Li caracine

   Nicola ci prova tutte le estati a prepararne secondo l’antica usanza, «almene pe’ la tradizione», ma ogni anno che passa la quantità si assottiglia, perchè per gran parte «li caracine» ammuffiscono o si riempiono di vermi. E di volta in volta la colpa va a «le staggione che s’a cagnite; a l’acquare; a li ficure che è già ammalite prime di mettele a seccà’».

   Fatica sprecata! Si trovano in tutti i supermercati, provenienti per lo più dalla Turchia, ma ne conosco anche una qualità di produzione calabrese, ricoperta da una ghiotta glassa alla cioccolata. Non mi entusiasmano molto e non perchè non siano buoni, ma perchè da sempre «li caracine» sono associati a gesti e scansioni temporali non più recuperabili nell’asettica e anonima confezione.

   Asciutti devono essere i fichi e ben maturi, anzi «già mezz’accaracinite», sistemati con ordine sui graticci secondo colore e qualità, rigirati con attenzione e pazienza, perchè seccassero bene da ogni parte, rientrati o coperti alla sera e, se si metteva a piovere, «curre a rentrà’ li caracine!». Prosciugati, con il picciolo che era diventato sottile sottile, morbidi e zuccherini venivano sistemati in cassette, profumati con foglie di alloro, conservati in luogo asciutto e ben protetto, «se no se le jave a magnà’ li surge».

   Imbottiti con mandorle o noci costituivano un ottimo dessert, risolvevano una cena, aiutavano a “mantenere” lo stomaco, si trovavano nella calza della befana, erano un premio. Za Lelle, «che s’avé ‘ccaracinite pure esse», me ne dava ogni volta che l’andavo a trovare e se non li aveva già nella tasca «di lu zinale», li andava a prendere sotto l’ultimo cassetto del comò.

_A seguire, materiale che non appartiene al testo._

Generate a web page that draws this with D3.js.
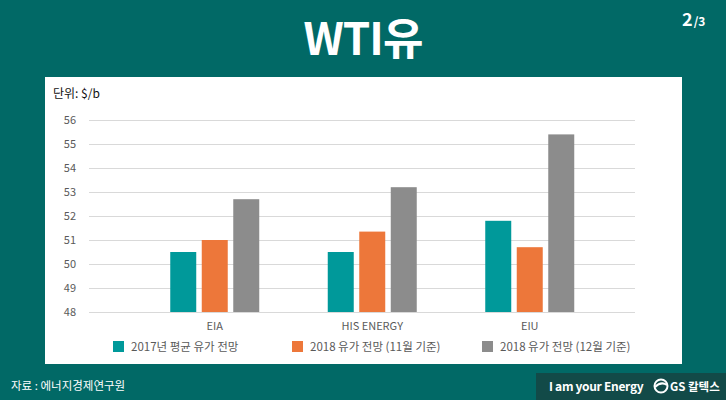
<!DOCTYPE html>
<html>
<head>
<meta charset="utf-8">
<script src="https://cdn.jsdelivr.net/npm/d3@7"></script>
<style>
  body { margin: 0; background: #016966; }
  svg { display: block; font-family: "Noto Sans CJK KR", "Noto Sans", sans-serif; }
</style>
</head>
<body>
<svg width="726" height="400"></svg>
<script>
// data
var categories = ["EIA", "HIS ENERGY", "EIU"];
var seriesNames = ["2017년 평균 유가 전망", "2018 유가 전망 (11월 기준)", "2018 유가 전망 (12월 기준)"];
var avg2017 = [50.5, 50.5, 51.8];
var nov2018 = [51.0, 51.35, 50.7];
var dec2018 = [52.7, 53.2, 55.4];
var yTicks = [48, 49, 50, 51, 52, 53, 54, 55, 56];
var colors = ["#00999a", "#ed773a", "#8c8c8c"];

var series = [avg2017, nov2018, dec2018];

var svg = d3.select("svg");

// background
svg.append("rect").attr("width", 726).attr("height", 400).attr("fill", "#016966");

// title
svg.append("text")
    .attr("x", 363).attr("y", 55)
    .attr("text-anchor", "middle")
    .attr("fill", "#fff")
    .attr("font-size", 44)
    .attr("font-weight", "bold")
    .attr("letter-spacing", -1)
    .text("WTI유");

// page number
var pg = svg.append("text")
    .attr("x", 682).attr("y", 26)
    .attr("fill", "#fff")
    .attr("font-weight", "bold");
pg.append("tspan").attr("font-size", 18).text("2");
pg.append("tspan").attr("font-size", 12).attr("dx", 1).text("/3");

// white panel
svg.append("rect")
    .attr("x", 45).attr("y", 77)
    .attr("width", 637).attr("height", 287)
    .attr("fill", "#fff");

svg.append("text")
    .attr("x", 53).attr("y", 98)
    .attr("font-size", 12)
    .attr("fill", "#111")
    .text("단위: $/b");

// scales
var y = d3.scaleLinear().domain([48, 56]).range([312, 120]);
var x0 = d3.scaleBand().domain(categories).range([136, 608.5]);
var x1 = d3.scaleBand().domain(d3.range(3)).range([-44.5, 44.5]).paddingInner(0.175);

// gridlines
svg.append("g")
  .selectAll("line")
  .data(yTicks)
  .enter().append("line")
    .attr("x1", 89).attr("x2", 635)
    .attr("y1", function(d) { return y(d) + 0.5; })
    .attr("y2", function(d) { return y(d) + 0.5; })
    .attr("stroke", "#d9d9d9")
    .attr("stroke-width", 1);

// y labels
svg.append("g")
  .selectAll("text")
  .data(yTicks)
  .enter().append("text")
    .attr("x", 76)
    .attr("y", function(d) { return y(d) + 4; })
    .attr("text-anchor", "end")
    .attr("font-size", 11)
    .attr("fill", "#595959")
    .text(function(d) { return d; });

// bars
var groups = svg.append("g")
  .selectAll("g")
  .data(categories)
  .enter().append("g")
    .attr("transform", function(d) { return "translate(" + (x0(d) + x0.bandwidth() / 2) + ",0)"; });

groups.selectAll("rect")
  .data(function(d, i) { return series.map(function(s, k) { return { k: k, v: s[i] }; }); })
  .enter().append("rect")
    .attr("x", function(d) { return x1(d.k); })
    .attr("width", x1.bandwidth())
    .attr("y", function(d) { return y(d.v); })
    .attr("height", function(d) { return y(48) - y(d.v); })
    .attr("fill", function(d) { return colors[d.k]; });

// category labels
svg.append("g")
  .selectAll("text")
  .data(categories)
  .enter().append("text")
    .attr("x", function(d) { return x0(d) + x0.bandwidth() / 2; })
    .attr("y", 330)
    .attr("text-anchor", "middle")
    .attr("font-size", 11)
    .attr("fill", "#595959")
    .text(function(d) { return d; });

// legend
var legendX = [113, 292, 482];
var lg = svg.append("g")
  .selectAll("g")
  .data(seriesNames)
  .enter().append("g")
    .attr("transform", function(d, i) { return "translate(" + legendX[i] + ",341)"; });
lg.append("rect")
    .attr("width", 11).attr("height", 11)
    .attr("fill", function(d, i) { return colors[i]; });
lg.append("text")
    .attr("x", 18).attr("y", 10)
    .attr("font-size", 11.5)
    .attr("fill", "#595959")
    .text(function(d) { return d; });

// footer
svg.append("text")
    .attr("x", 11).attr("y", 390)
    .attr("font-size", 11.5)
    .attr("fill", "#fff")
    .text("자료 : 에너지경제연구원");

svg.append("rect")
    .attr("x", 536).attr("y", 373)
    .attr("width", 190).attr("height", 27)
    .attr("fill", "#124a48");
svg.append("text")
    .attr("x", 549).attr("y", 391)
    .attr("font-size", 12)
    .attr("font-weight", "bold")
    .attr("fill", "#fff")
    .attr("letter-spacing", -0.3)
    .text("I am your Energy");
// small GS mark
svg.append("circle")
    .attr("cx", 661).attr("cy", 386).attr("r", 6.5)
    .attr("fill", "none").attr("stroke", "#fff").attr("stroke-width", 2);
svg.append("path")
    .attr("d", "M655,387 Q661,381 667,385")
    .attr("fill", "none").attr("stroke", "#fff").attr("stroke-width", 2);
svg.append("text")
    .attr("x", 670).attr("y", 391)
    .attr("font-size", 11.5)
    .attr("font-weight", "bold")
    .attr("fill", "#fff")
    .text("GS 칼텍스");
</script>
</body>
</html>
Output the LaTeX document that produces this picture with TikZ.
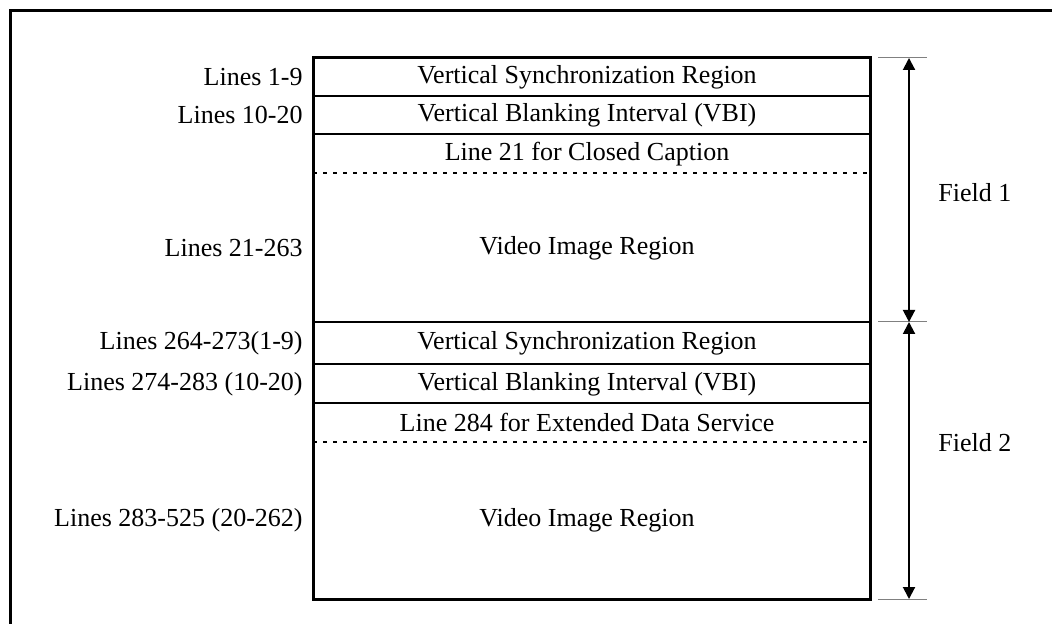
\documentclass[tikz,border=0pt]{standalone}
\usepackage{fontspec}
\setmainfont{Liberation Serif}
\usetikzlibrary{arrows.meta}
\begin{document}
\begin{tikzpicture}[x=0.5pt, y=-0.5pt, >={Triangle[width=6pt,length=6pt]},
    every node/.style={font=\fontsize{13}{15}\selectfont, inner sep=0pt},
    lbl/.style={anchor=east},
    rowline/.style={line width=1pt},
    tick/.style={gray, line width=0.5pt}]
    \useasboundingbox (0,0) rectangle (1052,624);
    \draw[line width=1.5pt](10,650)--(10,11)--(1080,11);
    % the two fields
    \draw[line width=1.5pt](313,58) rectangle (870,599);
    \draw[rowline](313,96)--(870,96);
    \draw[rowline](313,134)--(870,134);
    \draw[rowline, dash pattern=on 2.2pt off 2.8pt](313,173)--(870,173);
    \draw[rowline](313,322)--(870,322);
    \draw[rowline](313,364)--(870,364);
    \draw[rowline](313,403)--(870,403);
    \draw[rowline, dash pattern=on 2.2pt off 2.8pt](313,442)--(870,442);
    \node (sync1) at (587,77) {Vertical Synchronization Region};
    \node (vbi1) at (587,115) {Vertical Blanking Interval (VBI)};
    \node (cc) at (587,154) {Line 21 for Closed Caption};
    \node (img1) at (587,248) {Video Image Region};
    \node (sync2) at (587,343) {Vertical Synchronization Region};
    \node (vbi2) at (587,384) {Vertical Blanking Interval (VBI)};
    \node (eds) at (587,422) {Line 284 for Extended Data Service};
    \node (img2) at (587,520) {Video Image Region};
    % line numbers
    \node[lbl] at (303,77) {Lines 1-9};
    \node[lbl] at (303,115) {Lines 10-20};
    \node[lbl] at (303,248) {Lines 21-263};
    \node[lbl] at (303,343) {Lines 264-273(1-9)};
    \node[lbl] at (303,384) {Lines 274-283 (10-20)};
    \node[lbl] at (303,520) {Lines 283-525 (20-262)};
    % field marks
    \draw[tick](878,58)--(927,58);
    \draw[tick](878,322)--(927,322);
    \draw[tick](878,599)--(927,599);
    \coordinate (f1t) at (909,58);
    \coordinate (f1b) at (909,322);
    \coordinate (f2b) at (909,599);
    \draw[<->, line width=1pt](f1t)--(f1b);
    \draw[<->, line width=1pt](f1b)--(f2b);
    \node[anchor=west] (field1) at (938,193) {Field 1};
    \node[anchor=west] (field2) at (938,443) {Field 2};
\end{tikzpicture}
\end{document}
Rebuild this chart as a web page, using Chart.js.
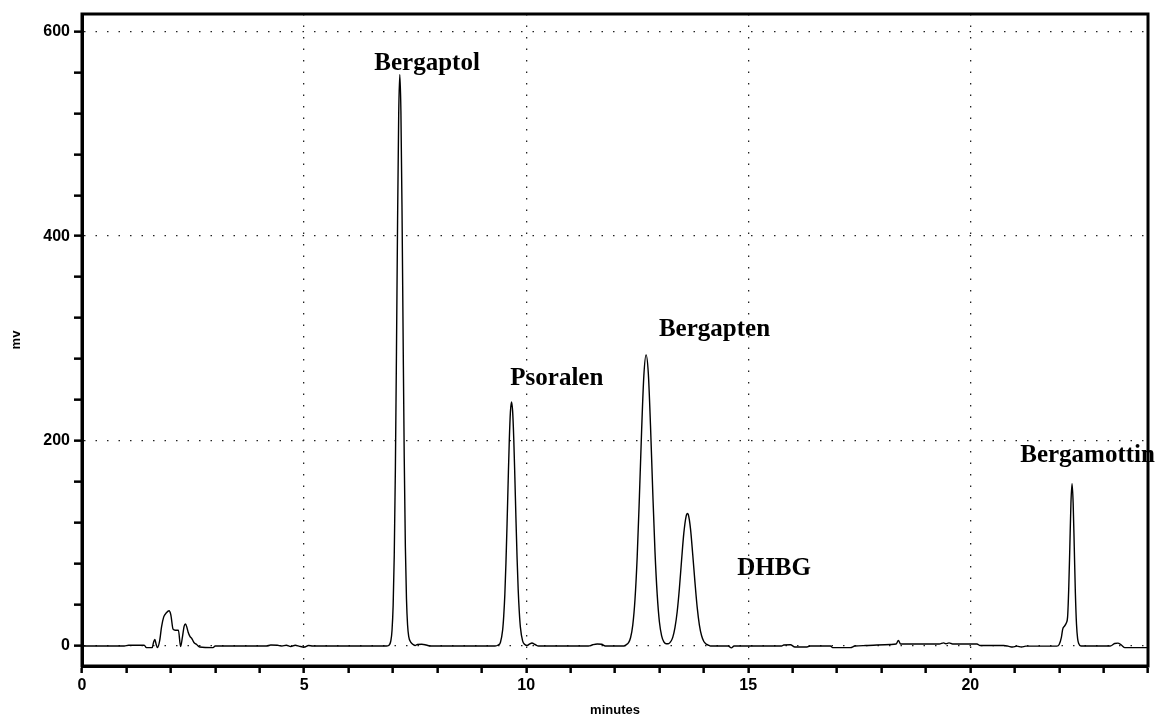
<!DOCTYPE html>
<html>
<head>
<meta charset="utf-8">
<script src="https://cdn.jsdelivr.net/npm/chart.js@4.4.0/dist/chart.umd.min.js"></script>
<style>
  body { margin: 0; background: #fff; }
  #wrap { width: 1158px; height: 719px; position: relative; }
</style>
</head>
<body>
<div id="wrap"><canvas id="chromChart"></canvas></div>
<script>
// retention time (minutes) and detector signal (mv)
const times = [
  0.00, 0.95, 1.05, 1.40, 1.45, 1.58, 1.61, 1.64, 1.67, 1.70,
  1.75, 1.79, 1.84, 1.90, 1.96, 2.00, 2.05, 2.10, 2.17, 2.22,
  2.26, 2.30, 2.33, 2.36, 2.39, 2.43, 2.47, 2.52, 2.58, 2.65,
  2.95, 3.00, 4.15, 4.25, 4.40, 4.50, 4.60, 4.70, 4.80, 4.90,
  5.00, 5.10, 5.20, 6.85,
  // Bergaptol
  6.905, 6.955, 6.98, 7.005, 7.03, 7.055, 7.08, 7.105, 7.13, 7.155,
  7.18, 7.205, 7.23, 7.255, 7.28, 7.305, 7.33, 7.355, 7.405, 7.455,
  7.50, 7.55, 7.65, 7.75, 7.85, 9.30,
  // Psoralen
  9.37, 9.42, 9.47, 9.495, 9.52, 9.545, 9.57, 9.595, 9.62, 9.645,
  9.67, 9.695, 9.72, 9.745, 9.77, 9.795, 9.82, 9.845, 9.87, 9.92,
  9.97, 10.02, 10.08, 10.13, 10.20, 10.28, 11.40, 11.50, 11.60, 11.70,
  11.78, 12.20,
  // Bergapten + following peak
  12.25, 12.30, 12.35, 12.40, 12.45, 12.50, 12.55, 12.60, 12.65, 12.70,
  12.75, 12.80, 12.85, 12.90, 12.95, 13.00, 13.05, 13.10, 13.15, 13.20,
  13.25, 13.30, 13.35, 13.40, 13.45, 13.50, 13.55, 13.60, 13.63, 13.65,
  13.70, 13.75, 13.80, 13.85, 13.90, 13.95, 14.00, 14.05, 14.10, 14.15,
  14.55, 14.62, 14.68, 15.75, 15.80, 15.95, 16.05, 16.30, 16.40, 16.85,
  16.90, 17.30, 17.40, 17.65, 18.20, 18.33, 18.38, 18.43, 18.60, 19.30,
  19.40, 19.45, 19.52, 19.60, 20.15, 20.22, 20.75, 20.85, 20.95, 21.05,
  21.15, 21.25, 21.95,
  // Bergamottin
  22.00, 22.05, 22.08, 22.12, 22.16, 22.19, 22.215, 22.24, 22.265, 22.29,
  22.315, 22.34, 22.365, 22.39, 22.415, 22.44, 22.49, 23.15, 23.25, 23.32,
  23.40, 23.48, 24.00
];
const mv = [
  -0.5, -0.5, 0.3, 0.3, -2, -2, 3, 6, 1, -2,
  5, 18, 28, 32, 34, 30, 16, 15, 15, -1,
  8, 19, 21, 18, 13, 9, 7, 3, 1, -1.5,
  -2, -0.5, -0.5, 0.5, 0.3, -0.5, 0.2, -1, 0.3, -0.8,
  -1.5, 0, -0.5, -0.5,
  0, 5, 15, 39, 88, 171, 287, 415, 518, 558,
  522, 425, 300, 183, 97, 46, 20, 9, 3, 1,
  0, 1, 1.2, 0.5, -0.5, -0.5,
  0.5, 3, 15, 29, 50, 81, 119, 161, 200, 228,
  238, 229, 203, 165, 124, 86, 55, 33, 18, 4.5,
  1, 0, 1.5, 2.5, 1, -0.5, -0.5, 0.8, 1.5, 1.2,
  -0.5, -0.5,
  0.7, 2.5, 7.6, 20, 45, 87, 146, 211, 264, 284,
  266, 214, 150, 92, 50, 23, 9.5, 3.5, 1.8, 1.7,
  3.5, 8, 17.5, 33, 56, 84, 110, 126, 129, 128,
  114, 89, 62, 37.5, 20, 9.5, 3.9, 1.5, 0.5, -0.5,
  -0.5, -2.3, -0.5, -0.5, 0.5, 0.8, -1.5, -1.5, -0.5, -0.5,
  -2, -2, -0.5, 0, 1, 1.5, 5, 1.5, 1.5, 1.5,
  2.6, 1.8, 2.6, 1.5, 1.5, 0, 0, -0.6, -1.5, -0.6,
  -1.5, -0.6, -0.6,
  1, 8, 16, 19, 22, 28, 55, 96, 139, 158,
  139, 96, 51, 21, 7, 2, -0.5, -0.5, 2, 2.3,
  0.5, -2, -2
];

// peak names and where their labels sit (minutes, mv)
const peakNames = ['Bergaptol', 'Psoralen', 'Bergapten', 'DHBG', 'Bergamottin'];
const peakLabelX = [7.77, 10.69, 14.24, 15.58, 22.64];
const peakLabelY = [569, 261, 309, 75, 186];

const xTickLabels = [0, 5, 10, 15, 20];
const yTickLabels = [0, 200, 400, 600];
const yMinorStep = 40;

const points = times.map(function (t, i) { return {x: t, y: mv[i]}; });

// box around the plot + peak names
const framePlugin = {
  id: 'frameAndNames',
  afterDraw: function (chart) {
    const ctx = chart.ctx;
    const a = chart.chartArea;
    const xs = chart.scales.x;
    const ys = chart.scales.y;
    ctx.save();
    ctx.strokeStyle = '#000';
    ctx.lineWidth = 3;
    ctx.strokeRect(a.left, a.top, a.right - a.left, a.bottom - a.top);

    ctx.fillStyle = '#000';
    ctx.font = 'bold 25px "Liberation Serif", "Times New Roman", serif';
    ctx.textAlign = 'center';
    ctx.textBaseline = 'middle';
    peakNames.forEach(function (name, i) {
      ctx.fillText(name, xs.getPixelForValue(peakLabelX[i]), ys.getPixelForValue(peakLabelY[i]));
    });
    ctx.restore();
  }
};

const ctx = document.getElementById('chromChart').getContext('2d');
const chromChart = new Chart(ctx, {
  type: 'line',
  data: {
    datasets: [{
      data: points,
      borderColor: '#000',
      borderWidth: 1.4,
      pointRadius: 0,
      fill: false,
      cubicInterpolationMode: 'monotone'
    }]
  },
  options: {
    responsive: true,
    maintainAspectRatio: false,
    animation: false,
    layout: { padding: { top: 14, right: 10, left: 0, bottom: 0 } },
    plugins: {
      legend: { display: false },
      tooltip: { enabled: false }
    },
    scales: {
      x: {
        type: 'linear',
        min: 0,
        max: 24,
        afterFit: function (scale) { scale.height = 53; },
        ticks: {
          stepSize: 1,
          autoSkip: false,
          maxRotation: 0,
          padding: 3,
          color: '#000',
          font: { family: '"Liberation Sans", Arial, sans-serif', size: 16, weight: 'bold' },
          callback: function (v) { return xTickLabels.indexOf(v) >= 0 ? String(v) : ''; }
        },
        grid: {
          color: function (c) { return c.tick && xTickLabels.indexOf(c.tick.value) >= 0 ? '#222' : 'rgba(0,0,0,0)'; },
          lineWidth: 1.3,
          tickColor: '#000',
          tickLength: 7,
          tickWidth: 2.5,
          tickBorderDash: []
        },
        border: { display: true, color: '#000', width: 3, dash: [1.5, 10] },
        title: {
          display: true,
          text: 'minutes',
          color: '#000',
          padding: { top: 0, bottom: 1 },
          font: { family: '"Liberation Sans", Arial, sans-serif', size: 13, weight: 'bold' }
        }
      },
      y: {
        type: 'linear',
        min: -20,
        max: 617,
        afterFit: function (scale) { scale.width = 82; },
        afterBuildTicks: function (scale) {
          const list = [];
          for (let v = 0; v <= 600; v += yMinorStep) list.push({value: v});
          scale.ticks = list;
        },
        ticks: {
          autoSkip: false,
          padding: 4,
          color: '#000',
          font: { family: '"Liberation Sans", Arial, sans-serif', size: 16, weight: 'bold' },
          callback: function (v) { return yTickLabels.indexOf(v) >= 0 ? String(v) : ''; }
        },
        grid: {
          color: function (c) { return c.tick && yTickLabels.indexOf(c.tick.value) >= 0 ? '#222' : 'rgba(0,0,0,0)'; },
          lineWidth: 1.3,
          tickColor: '#000',
          tickLength: 8,
          tickWidth: 2.5,
          tickBorderDash: []
        },
        border: { display: true, color: '#000', width: 3, dash: [1.5, 10] },
        title: {
          display: true,
          text: 'mv',
          color: '#000',
          padding: { top: 9, bottom: 0 },
          font: { family: '"Liberation Sans", Arial, sans-serif', size: 13, weight: 'bold' }
        }
      }
    }
  },
  plugins: [framePlugin]
});
</script>
</body>
</html>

Li accompagnava con un pugnetto di «ménele»: - «Acciacche e magne, zie!».

* Caricina è diminutivo di carica, il nome latino legato a caria una varietà di fichi provenienti dall’omonima regione dell’Asia minore (odierna Turchia meridionale), introdotti, secondo Plinio il Vecchio, nella colonia di Alba Fucens (Abruzzo settentrionale), mentre nell’Abruzzo meridionale era diffusa una qualità di fichi dai frutti piccoli e poco dolci, «li ricinelle» o «recinelle» (dal greco erineos, fico selvatico).